Wilson sees members of our species as much more like bees and ants — the insects that he studied during his distinguished career as an entomologist — than even our fellow primates. These insects achieve their unrivaled social cooperation, which includes a complex division of labor and shared responsibility for taking care of the young, through robotically perfect obedience to social instinct; these instinctual traits define what Wilson and other entomologists have termed “eusociality.” We human beings much more consciously employ our intellects in the service of social instinct to reach our own heights of cooperation. The social intelligence of human beings — the self-aware animals with complex speech — leads to a tension between the selfish desires created by individual-level selection and the social impulses created by group-level selection, a tension that hardly exists for the instinctively self-sacrificial eusocial insects.
Lawler is wrong to say that the tension between individual interest and collective interest “hardly exists” for the eusocial insects.  In fact it is pervasive and must be managed in a variety of ways.  Honey bee workers can lay their own eggs and will tend them, unless the queen polices the system by eating them. 
The Darwinians, I am surely among them, think that human beings are by nature political animals, as did Aristotle. 
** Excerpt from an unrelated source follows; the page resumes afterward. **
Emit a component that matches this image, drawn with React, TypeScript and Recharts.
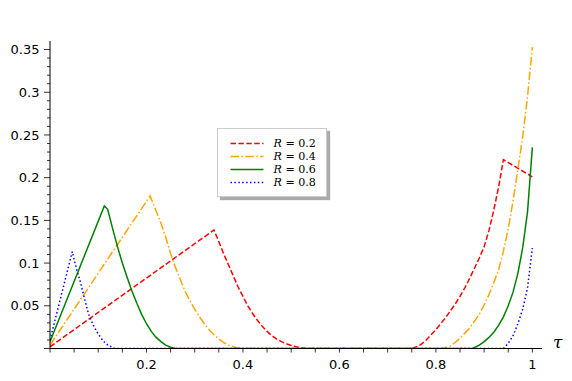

It is true that we are selfish and struggling by nature. But, as [Haidt] argues in The Happiness Hypothesis, we are also “hive creatures who long to lose ourselves in something larger.” The only thing that gives us a sense of purpose worth dying for — that saves us from what would otherwise be our lonely and self-destructive personal obsessions — is the group, or our relations with members of the group. We cannot live well without knowing that there is something that makes self-sacrifice significant. We are unable to achieve what the bees and ants have — complete instinctual self-surrender. But our happiness is still fundamentally about having the “right relationships.”
Again, this seems to me to be right.  The individual human being presents itself as both autonomous and part of a larger whole.  We are selfish and selflessly committed to others.  We are persistently at odds with ourselves and that is what we are. 
I highly recommend Lawler’s essay.  He believes, I think, that human beings are more than animals.  He takes the possibility of the immortality of the human soul more seriously that I do or than Aristotle did.  I would only add that human beings are at least animals.  Our animal nature contains the fundamental tension that drives so much of moral and political philosophy.